A couple of years ago, if someone had to ask me to choose between being steeped in yoga and my normal life, I wouldn’t be able to choose the former. Yet, it was always a dream to fulfill once my responsibilities were over.

And then the last year unraveled in ways I hadn’t imagined. Life threw quite a few curveballs in quick succession and forced a complete destruction of all that I held normal. Every single thing. All the yoga classes over the last few months worked with erasing the vestiges of that limited self, forcing me to confront myself. It’s amazing how much we build around the idea of who we are instead of who we actually are. Deeply flawed and potentially divine.

Destruction happens. It’s always happening in nature when leaves turn yellow and fall, creatures die, lava incinerates and tsunamis wash away many lives. Yet, nature creates, not recreates. Even humans. We say rebuild but it’s actually creating from scratch because the old does not exist any longer. That is consumed by time. The Natraj statue in the library was a beautiful representation of that thought.

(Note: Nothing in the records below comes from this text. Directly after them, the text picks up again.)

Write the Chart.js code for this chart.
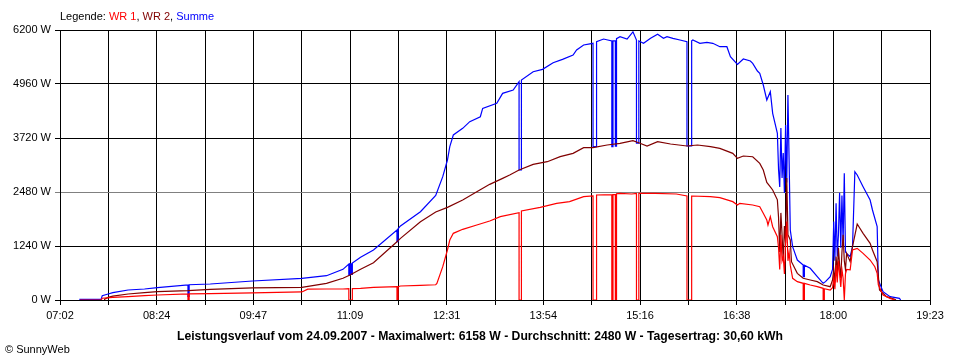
<!DOCTYPE html>
<html>
<head>
<meta charset="utf-8">
<script src="https://cdn.jsdelivr.net/npm/chart.js@4.4.1/dist/chart.umd.min.js"></script>
<style>
  html, body { margin: 0; padding: 0; background: #fff; }
  #wrap { position: relative; width: 960px; height: 360px; overflow: hidden; }
  #chart { position: absolute; left: 0; top: 0; }
  .txt { position: absolute; font-family: "Liberation Sans", Arial, sans-serif; font-size: 11px; white-space: nowrap; color: #000; line-height: 13px; }
  #legend { left: 60px; top: 10px; }
  #caption { left: 0; width: 960px; text-align: center; top: 330px; font-weight: bold; font-size: 12.2px; }
  #copy { left: 5px; top: 343px; }
</style>
</head>
<body>
<div id="wrap">
  <canvas id="chart" width="960" height="360"></canvas>
  <div id="legend" class="txt">Legende: <span style="color:#ff0000">WR 1</span>, <span style="color:#800000">WR 2</span>, <span style="color:#0000ff">Summe</span></div>
  <div id="caption" class="txt">Leistungsverlauf vom 24.09.2007 - Maximalwert: 6158 W - Durchschnitt: 2480 W - Tagesertrag: 30,60 kWh</div>
  <div id="copy" class="txt">&copy; SunnyWeb</div>
</div>
<script>
// ---- tick labels ----
const xTickLabels = ["07:02","08:24","09:47","11:09","12:31","13:54","15:16","16:38","18:00","19:23"];
const yTickValues = [0, 1240, 2480, 3720, 4960, 6200];

// ---- series: [time, watts] ----
const wr1 = [
["07:19",0],["07:37",0],["07:38",40],["07:47",60],["08:00",76],["08:14",100],["08:25",115],["08:51",138],["08:51",0],["08:52",0],["08:52",140],
["09:10",145],["09:46",165],["10:28",185],["10:33",250],["10:49",253],["11:03",253],["11:08",260],["11:08",0],["11:11",0],["11:11",262],
["11:18",268],["11:29",290],["11:49",306],["11:49",0],["11:50",0],["11:50",306],["11:52",321],["12:09",337],["12:22",350],["12:23",380],
["12:28",766],["12:32",1148],["12:34",1378],["12:37",1531],["12:45",1623],["12:57",1722],["13:08",1814],["13:17",1914],["13:33",2005],
["13:33",0],["13:35",0],["13:35",2044],["13:51",2128],["14:05",2220],["14:16",2258],["14:28",2373],["14:36",2388],["14:36",0],["14:39",0],
["14:39",2411],["14:52",2420],["14:52",0],["14:53",0],["14:53",2420],["14:55",2420],["14:55",0],["14:56",0],["14:56",2440],["14:59",2449],
["15:09",2434],["15:13",2449],["15:13",0],["15:15",0],["15:15",2449],["15:29",2449],["15:47",2434],["15:56",2388],["15:56",0],["16:00",0],
["16:00",2388],["16:16",2373],["16:24",2350],["16:35",2258],["16:39",2181],["16:41",2220],["16:52",2181],["16:58",2143],["17:01",1990],
["17:04",1837],["17:05",1722],["17:07",1913],["17:09",1683],["17:13",1454],["17:14",1200],["17:15",700],["17:16",1500],["17:17",900],
["17:18",1000],["17:19",600],["17:20",1300],["17:21",1800],["17:22",900],["17:23",1100],["17:24",800],["17:26",498],["17:30",421],
["17:35",383],["17:35",0],["17:36",0],["17:36",383],["17:41",344],["17:47",306],["17:52",268],["17:52",0],["17:53",0],["17:53",260],
["17:58",230],["18:00",280],["18:01",500],["18:02",250],["18:03",800],["18:04",400],["18:05",900],["18:06",600],["18:07",300],["18:08",700],
["18:09",500],["18:10",0],["18:11",600],["18:12",700],["18:15",690],["18:17",1148],["18:21",1186],["18:26",1071],["18:32",918],["18:36",765],
["18:38",612],["18:39",350],["18:43",115],["18:49",38],["18:53",0]
];

const wr2 = [
["07:40",0],["07:40",20],["07:43",60],["07:47",90],["08:00",138],["08:14",168],["08:25",191],["08:51",214],["09:10",245],["09:46",280],
["10:28",291],["10:49",383],["11:03",498],["11:09",574],["11:18",704],["11:29",857],["11:49",1339],["11:52",1416],["12:09",1798],["12:22",2020],
["12:32",2128],["12:45",2296],["12:57",2487],["13:08",2656],["13:19",2793],["13:25",2870],["13:33",2985],["13:45",3115],["13:57",3176],
["14:08",3291],["14:19",3368],["14:28",3498],["14:36",3498],["14:48",3559],["14:59",3598],["15:10",3658],["15:16",3600],["15:22",3536],
["15:31",3636],["15:42",3582],["15:56",3536],["16:05",3559],["16:16",3521],["16:24",3483],["16:35",3368],["16:39",3253],["16:44",3307],
["16:52",3290],["16:58",3138],["17:01",2985],["17:04",2700],["17:07",2600],["17:09",2526],["17:13",2300],["17:14",1900],["17:15",1100],
["17:16",2000],["17:17",1500],["17:18",900],["17:19",1700],["17:20",1300],["17:21",2800],["17:22",1500],["17:24",1378],["17:25",880],
["17:30",612],["17:35",498],["17:41",459],["17:47",421],["17:52",344],["17:58",306],["18:00",459],["18:01",700],["18:02",400],["18:03",1000],
["18:04",600],["18:05",1200],["18:06",800],["18:07",500],["18:08",1100],["18:09",1500],["18:10",900],["18:11",700],["18:12",1071],
["18:15",880],["18:17",1224],["18:21",1745],["18:26",1531],["18:32",1301],["18:34",1148],["18:38",880],["18:40",230],["18:46",76],
["18:53",15],["18:54",0]
];

const summe = [
["07:19",0],["07:19",15],["07:37",15],["07:38",100],["07:43",138],["07:47",168],["08:00",230],["08:14",253],["08:25",283],["08:51",344],
["08:51",80],["08:52",80],["08:52",350],["09:10",367],["09:46",436],["10:28",498],["10:49",558],["11:03",704],["11:08",827],["11:08",574],
["11:09",574],["11:09",830],["11:10",830],["11:10",590],["11:11",590],["11:11",850],["11:18",980],["11:29",1148],["11:49",1607],["11:49",1339],
["11:50",1339],["11:50",1640],["11:52",1700],["12:09",2027],["12:22",2400],["12:28",2832],["12:32",3215],["12:34",3521],["12:37",3789],
["12:45",3942],["12:51",4095],["13:00",4209],["13:02",4401],["13:14",4516],["13:19",4745],["13:28",4822],["13:33",5013],["13:33",2985],
["13:35",2985],["13:35",5052],["13:45",5242],["13:53",5297],["14:02",5449],["14:10",5526],["14:19",5626],["14:22",5741],["14:28",5855],
["14:36",5894],["14:36",3521],["14:39",3521],["14:39",5932],["14:45",5993],["14:52",5947],["14:52",3520],["14:53",3520],["14:53",5950],
["14:55",5950],["14:55",3530],["14:56",3530],["14:56",6000],["14:59",6047],["15:05",5993],["15:10",6158],["15:13",5970],["15:13",3600],
["15:15",3600],["15:15",5950],["15:19",5894],["15:25",6009],["15:31",6101],["15:36",6009],["15:39",6047],["15:44",6009],["15:50",5970],
["15:56",5932],["15:56",3536],["16:00",3536],["16:00",5950],["16:01",5970],["16:07",5894],["16:13",5917],["16:18",5894],["16:24",5817],
["16:30",5817],["16:33",5588],["16:39",5411],["16:44",5534],["16:50",5488],["16:52",5434],["16:56",5258],["16:58",5205],["17:01",4937],
["17:04",4593],["17:07",4783],["17:09",4287],["17:13",3827],["17:14",3000],["17:15",2595],["17:16",3950],["17:17",2800],["17:18",3375],
["17:19",2457],["17:20",4018],["17:21",2700],["17:22",4707],["17:23",3200],["17:24",1607],["17:26",1224],["17:28",1071],["17:30",918],
["17:35",804],["17:35",536],["17:36",536],["17:36",800],["17:41",727],["17:47",536],["17:52",383],["17:54",421],["17:58",536],["18:00",700],
["18:01",1800],["18:02",900],["18:03",2220],["18:04",1000],["18:05",1500],["18:06",2465],["18:07",1200],["18:08",2400],["18:09",1300],
["18:10",2909],["18:11",1100],["18:12",1071],["18:15",995],["18:17",1224],["18:19",2946],["18:21",2870],["18:26",2602],["18:32",2296],
["18:34",2067],["18:38",1683],["18:39",459],["18:43",191],["18:49",76],["18:57",38],["18:58",0]
];

// ---- helpers ----
function toMin(hhmm) { const p = hhmm.split(":"); return (+p[0]) * 60 + (+p[1]); }
function toXY(arr) { return arr.map(function (d) { return { x: toMin(d[0]), y: d[1] }; }); }

const X_MIN = toMin(xTickLabels[0]);
const X_MAX = toMin(xTickLabels[xTickLabels.length - 1]);
const FONT = { family: '"Liberation Sans", Arial, sans-serif', size: 11 };

Chart.defaults.color = '#000';
Chart.defaults.font.family = FONT.family;
Chart.defaults.font.size = FONT.size;

new Chart(document.getElementById('chart').getContext('2d'), {
  type: 'line',
  data: {
    datasets: [
      { label: 'WR 1', data: toXY(wr1), borderColor: '#ff0000', borderWidth: 1.2, pointRadius: 0, fill: false, tension: 0, order: 1 },
      { label: 'WR 2', data: toXY(wr2), borderColor: '#800000', borderWidth: 1.2, pointRadius: 0, fill: false, tension: 0, order: 2 },
      { label: 'Summe', data: toXY(summe), borderColor: '#0000ff', borderWidth: 1.2, pointRadius: 0, fill: false, tension: 0, order: 3 }
    ]
  },
  options: {
    responsive: false,
    animation: false,
    events: [],
    layout: { padding: { left: 0, right: 30, top: 30, bottom: 30 } },
    plugins: { legend: { display: false }, tooltip: { enabled: false }, title: { display: false } },
    scales: {
      x: {
        type: 'linear',
        min: X_MIN,
        max: X_MAX,
        afterBuildTicks: function (axis) {
          const n = (xTickLabels.length - 1) * 2;
          const ticks = [];
          for (let i = 0; i <= n; i++) ticks.push({ value: X_MIN + i * (X_MAX - X_MIN) / n });
          axis.ticks = ticks;
        },
        afterFit: function (s) { s.height = 30; },
        ticks: {
          autoSkip: false,
          maxRotation: 0,
          padding: 4,
          color: '#000',
          font: FONT,
          callback: function (v, i) { return i % 2 === 0 ? xTickLabels[i / 2] : ''; }
        },
        grid: { color: '#000', lineWidth: 1, tickLength: 5, drawTicks: true },
        border: { color: '#000', width: 1 }
      },
      y: {
        min: 0,
        max: 6200,
        afterBuildTicks: function (axis) { axis.ticks = yTickValues.map(function (v) { return { value: v }; }); },
        afterFit: function (s) { s.width = 60; },
        ticks: {
          padding: 4,
          color: '#000',
          font: FONT,
          callback: function (v) { return v + ' W'; }
        },
        grid: {
          lineWidth: 1,
          tickLength: 5,
          color: function (c) { return c.tick && c.tick.value === 2480 ? '#808080' : '#000'; }
        },
        border: { color: '#000', width: 1 }
      }
    }
  }
});
</script>
</body>
</html>
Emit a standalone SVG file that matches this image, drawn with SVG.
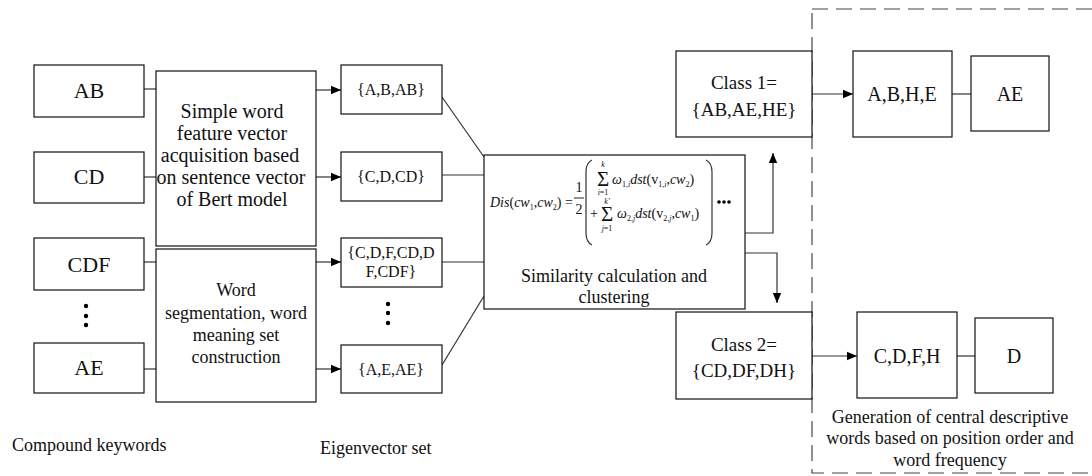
<svg xmlns="http://www.w3.org/2000/svg" width="1092" height="476" viewBox="0 0 1092 476" font-family="'Liberation Serif', 'Times New Roman', serif">
  <defs>
    <marker id="arrow" viewBox="0 0 10 10" refX="10" refY="5" markerWidth="10" markerHeight="10" markerUnits="userSpaceOnUse" orient="auto">
      <path d="M0,0.8 L10,5 L0,9.2 Z" fill="#000"/>
    </marker>
    <style>
      .box { fill: #fff; stroke: #111; stroke-width: 1.2; }
      .line { fill: none; stroke: #333; stroke-width: 1.2; }
      .arr { fill: none; stroke: #333; stroke-width: 1.2; marker-end: url(#arrow); }
      .dash { fill: none; stroke: #444; stroke-width: 1.2; stroke-dasharray: 16 8; }
      text { font-family: "Liberation Serif", "Times New Roman", serif; fill: #111; }
      .c { text-anchor: middle; }
      .kw { font-size: 22px; }
      .proc { font-size: 20px; }
      .proc2 { font-size: 18px; }
      .set { font-size: 16px; }
      .cls { font-size: 19px; }
      .res { font-size: 20px; }
      .cap { font-size: 18px; }
      .f { font-size: 14px; }
      .fs { font-size: 8px; }
      .sig { font-size: 21px; }
      .it { font-style: italic; }
      .dot { fill: #000; }
    </style>
  </defs>

  <!-- dashed frame around the generation stage -->
  <rect class="dash" x="812" y="9" width="290" height="464"/>

  <!-- connectors -->
  <g id="connectors">
    <line class="line" x1="144" y1="89" x2="156" y2="89"/>
    <line class="line" x1="144" y1="177" x2="156" y2="177"/>
    <line class="line" x1="144" y1="262" x2="156" y2="262"/>
    <line class="line" x1="144" y1="369" x2="156" y2="369"/>

    <line class="arr" x1="316" y1="90" x2="341" y2="90"/>
    <line class="arr" x1="316" y1="177" x2="341" y2="177"/>
    <line class="arr" x1="316" y1="262" x2="341" y2="262"/>
    <line class="arr" x1="316" y1="369" x2="341" y2="369"/>

    <line class="line" x1="442" y1="97" x2="484" y2="157"/>
    <line class="line" x1="442" y1="175" x2="484" y2="175"/>
    <line class="line" x1="442" y1="262" x2="484" y2="262"/>
    <line class="line" x1="442" y1="365" x2="484" y2="296"/>

    <polyline class="arr" points="745,233 773,233 773,153"/>
    <polyline class="arr" points="745,253 777,253 777,303"/>

    <line class="arr" x1="812" y1="94" x2="853" y2="94"/>
    <line class="line" x1="952" y1="94" x2="971" y2="94"/>
    <line class="arr" x1="812" y1="356" x2="857" y2="356"/>
    <line class="line" x1="957" y1="356" x2="975" y2="356"/>
  </g>

  <!-- compound keywords -->
  <g id="kw-ab">
    <rect class="box" x="34" y="65" width="110" height="52"/>
    <text class="kw c" x="89" y="98">AB</text>
  </g>
  <g id="kw-cd">
    <rect class="box" x="34" y="152" width="110" height="51"/>
    <text class="kw c" x="89" y="184">CD</text>
  </g>
  <g id="kw-cdf">
    <rect class="box" x="34" y="238" width="110" height="52"/>
    <text class="kw c" x="89" y="272">CDF</text>
  </g>
  <g id="kw-more">
    <circle class="dot" cx="86" cy="306" r="2.2"/>
    <circle class="dot" cx="86" cy="316" r="2.2"/>
    <circle class="dot" cx="86" cy="325" r="2.2"/>
  </g>
  <g id="kw-ae">
    <rect class="box" x="34" y="343" width="110" height="50"/>
    <text class="kw c" x="89" y="375">AE</text>
  </g>

  <!-- processing blocks -->
  <g id="bert">
    <rect class="box" x="156" y="71" width="160" height="175"/>
    <text class="proc c" x="232" y="118">Simple word</text>
    <text class="proc c" x="232" y="140">feature vector</text>
    <text class="proc c" x="230" y="162">acquisition based</text>
    <text class="proc c" x="231" y="184">on sentence vector</text>
    <text class="proc c" x="232" y="206">of Bert model</text>
  </g>
  <g id="segment">
    <rect class="box" x="156" y="249" width="160" height="153"/>
    <text class="proc2 c" x="236" y="296">Word</text>
    <text class="proc2 c" x="236" y="319">segmentation, word</text>
    <text class="proc2 c" x="236" y="341">meaning set</text>
    <text class="proc2 c" x="236" y="363">construction</text>
  </g>

  <!-- eigenvector sets -->
  <g id="set-ab">
    <rect class="box" x="341" y="65" width="101" height="49"/>
    <text class="set c" x="391" y="95">{A,B,AB}</text>
  </g>
  <g id="set-cd">
    <rect class="box" x="341" y="152" width="101" height="49"/>
    <text class="set c" x="391" y="182">{C,D,CD}</text>
  </g>
  <g id="set-cdf">
    <rect class="box" x="341" y="238" width="101" height="49"/>
    <text class="set c" x="391" y="258">{C,D,F,CD,D</text>
    <text class="set c" x="391" y="277">F,CDF}</text>
  </g>
  <g id="set-more">
    <circle class="dot" cx="388" cy="304" r="2.2"/>
    <circle class="dot" cx="388" cy="313" r="2.2"/>
    <circle class="dot" cx="388" cy="323" r="2.2"/>
  </g>
  <g id="set-ae">
    <rect class="box" x="341" y="345" width="101" height="48"/>
    <text class="set c" x="391" y="375">{A,E,AE}</text>
  </g>

  <!-- similarity calculation and clustering -->
  <g id="similarity">
    <rect class="box" x="484" y="155" width="261" height="154"/>
    <text class="f" x="490" y="207"><tspan class="it">Dis</tspan>(<tspan class="it">cw</tspan><tspan font-size="8" dy="3">1</tspan><tspan dy="-3">,</tspan><tspan class="it">cw</tspan><tspan font-size="8" dy="3">2</tspan><tspan dy="-3">) =</tspan></text>
    <text class="f c" x="579" y="192">1</text>
    <line x1="574" y1="198" x2="584" y2="198" stroke="#111" stroke-width="0.9"/>
    <text class="f c" x="579" y="214">2</text>
    <path class="line" d="M592,160 Q586,163 586,172 L586,233 Q586,242 592,245"/>
    <path class="line" d="M706,160 Q712,163 712,172 L712,233 Q712,242 706,245"/>
    <text class="fs c it" x="603" y="167">k</text>
    <text class="sig c" x="603" y="186">Σ</text>
    <text class="fs c" x="603" y="195"><tspan class="it">i</tspan>=1</text>
    <text class="f" x="612" y="184"><tspan class="it">ω</tspan><tspan font-size="8" dy="3">1,<tspan class="it">i</tspan></tspan><tspan dy="-3" class="it">dst</tspan>(v<tspan font-size="8" dy="3">1,<tspan class="it">i</tspan></tspan><tspan dy="-3">,</tspan><tspan class="it">cw</tspan><tspan font-size="8" dy="3">2</tspan><tspan dy="-3">)</tspan></text>
    <text class="f" x="590" y="218">+</text>
    <text class="fs c it" x="607" y="204">k'</text>
    <text class="sig c" x="607" y="221">Σ</text>
    <text class="fs c" x="607" y="231"><tspan class="it">j</tspan>=1</text>
    <text class="f" x="617" y="218"><tspan class="it">ω</tspan><tspan font-size="8" dy="3">2,<tspan class="it">j</tspan></tspan><tspan dy="-3" class="it">dst</tspan>(v<tspan font-size="8" dy="3">2,<tspan class="it">j</tspan></tspan><tspan dy="-3">,</tspan><tspan class="it">cw</tspan><tspan font-size="8" dy="3">1</tspan><tspan dy="-3">)</tspan></text>
    <circle class="dot" cx="719" cy="202" r="1.8"/>
    <circle class="dot" cx="724" cy="202" r="1.8"/>
    <circle class="dot" cx="729" cy="202" r="1.8"/>
    <text class="cap c" x="614" y="282">Similarity calculation and</text>
    <text class="cap c" x="614" y="303">clustering</text>
  </g>

  <!-- clusters -->
  <g id="class1">
    <rect class="box" x="676" y="51" width="136" height="86"/>
    <text class="cls c" x="744" y="89">Class 1=</text>
    <text class="cls c" x="744" y="116">{AB,AE,HE}</text>
  </g>
  <g id="class2">
    <rect class="box" x="676" y="312" width="136" height="87"/>
    <text class="cls c" x="744" y="351">Class 2=</text>
    <text class="cls c" x="744" y="377">{CD,DF,DH}</text>
  </g>

  <!-- central descriptive words -->
  <g id="words1">
    <rect class="box" x="853" y="51" width="99" height="86"/>
    <text class="res c" x="902" y="101">A,B,H,E</text>
  </g>
  <g id="center1">
    <rect class="box" x="971" y="56" width="78" height="75"/>
    <text class="res c" x="1010" y="101">AE</text>
  </g>
  <g id="words2">
    <rect class="box" x="857" y="312" width="100" height="86"/>
    <text class="res c" x="907" y="363">C,D,F,H</text>
  </g>
  <g id="center2">
    <rect class="box" x="975" y="318" width="78" height="75"/>
    <text class="res c" x="1014" y="363">D</text>
  </g>

  <!-- captions -->
  <g id="captions">
    <text class="cap c" x="950" y="423">Generation of central descriptive</text>
    <text class="cap c" x="950" y="444">words based on position order and</text>
    <text class="cap c" x="950" y="466">word frequency</text>
    <text class="cap" x="12" y="451">Compound keywords</text>
    <text class="cap" x="320" y="454">Eigenvector set</text>
  </g>
</svg>
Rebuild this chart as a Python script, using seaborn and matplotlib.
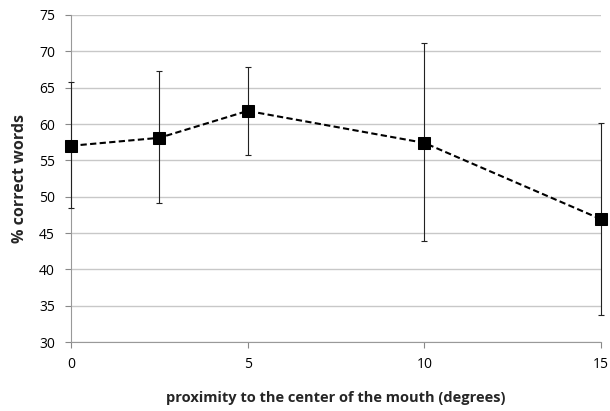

The angst has passed, some anxiety remains and I find saying No helps, deciding one way or the other helps. Unless I close the door and walk out into the sunshine, I will never be in the light. It is not the way of the world, to drop back and trust that the ground will receive you. But, it is the way of the sutras, of continuous, dedicated abhyasa and vairagyam.

It reminds me of something I learned early – be careful what you wish for, it just may come true. It certainly appears to be the case now and I’m humbled, grateful and a bit unbelieving of my good fortune to study yoga. Sometimes great things are born of terrible pain.